May 29 / Dean Marks

Memorialising The Living

In this blog I will be discussing the reasons we may choose to create a memorial to other-than human animals that are still alive. Since I began studying how to support people grieving the death of other-than human animals, I have become fascinated by the very many ways and reasons we choose to memorialise their memory at an individual, nationwide and global level.


Memorialisation is often considered to be something you do after their death, creating a memorial to their life and helping preserve their memory. However, we can do this at any stage of their life and is usually done throughout their life without us considering it a memorial. Photos and social media are two big ways we see people create memorials to their living companion animals.


Reasons to create memorials to the living:

1. The elderly or disabled.

Some people they may feel they have no choice but relinquish care of companion animal to friends, family, or rescue centres due to their age, illness or deterioration of health. For some this may be temporary while they recover, while for others it may be a permanent move.


2. Those leaving home or those who work away from home temporarily.
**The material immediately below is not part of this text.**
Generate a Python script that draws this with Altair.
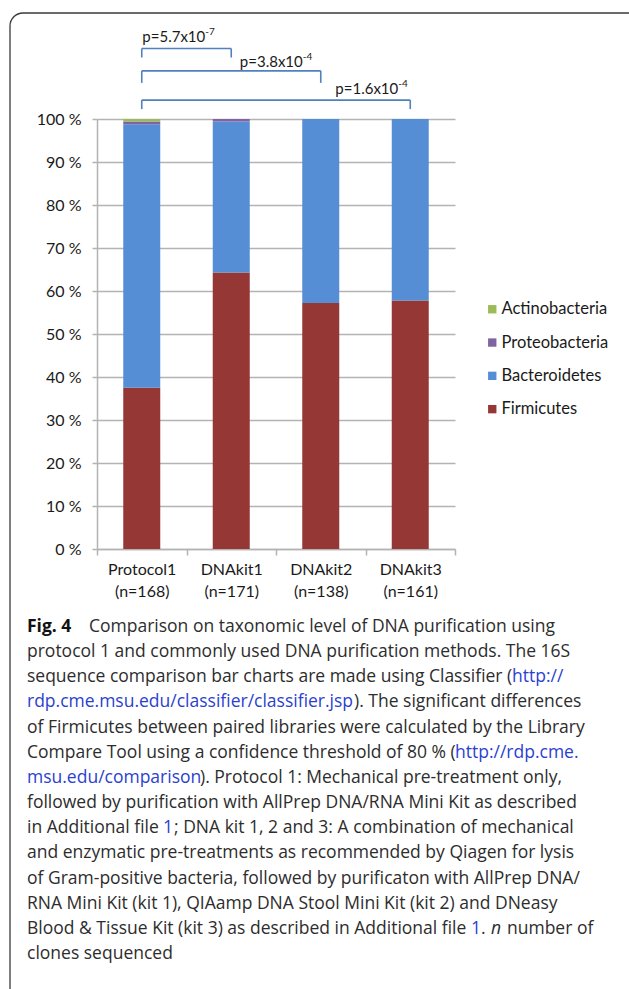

People may need to temporarily leave their place of residence for work or to study.

E.g. university students, driving HGV’s, military members training or deploying overseas.


3. Those moving to rented accommodation with a policy against other-than human guardianship.

These people may have no choice but to relinquish care of companion animals due to policies set by external factors that are out of their control.


4. Those fleeing interpersonal violence, natural disaster, war or persecution.

These people may have had to make the difficult decision to leave behind companion animals for their own safety, survival or out of desperation at the circumstances they are in.


5. People who are experiencing anticipatory grief.

Anticipatory grief can be felt at any time throughout the guardianship of other-than human species and many people may choose to create memories while they are still living in preparation for their death.


6. Composite memorials.

This is a term I thought up to describe memorials that can be to remember groups who are living and deceased at the same time. One example of this can be the purple poppies used for the remembrance of the other-than human animals who are victims of war. While this is a subjective memorial open to individual interpretation, my personal idea of victims of war is inclusive of those who are alive but medically retired due to life altering injuries because of their service or retired simply due to their age. 

This would make the purple poppy a symbol of remembrance for both the deceased and the living giving a multi-faceted meaning memorialisation.

Other factors to living memorials:
Memorials can also have cultural and religious significance or be a part of a tradition the individual follows. These factors are important for us to consider when discussing topics of other than human memorials because failing to consider these areas of a person's identity like this may lead to unintentional offence and disenfranchised grief.

Disenfranchised grief can be a huge reason as to why people may be reluctant to open up about their desire to create a memorial or show off memorials created to other-than human animals who are still alive. But I hope this blog has given some context behind why we may choose to do so and to open up a dialog that can normalise memorialising those who are still living.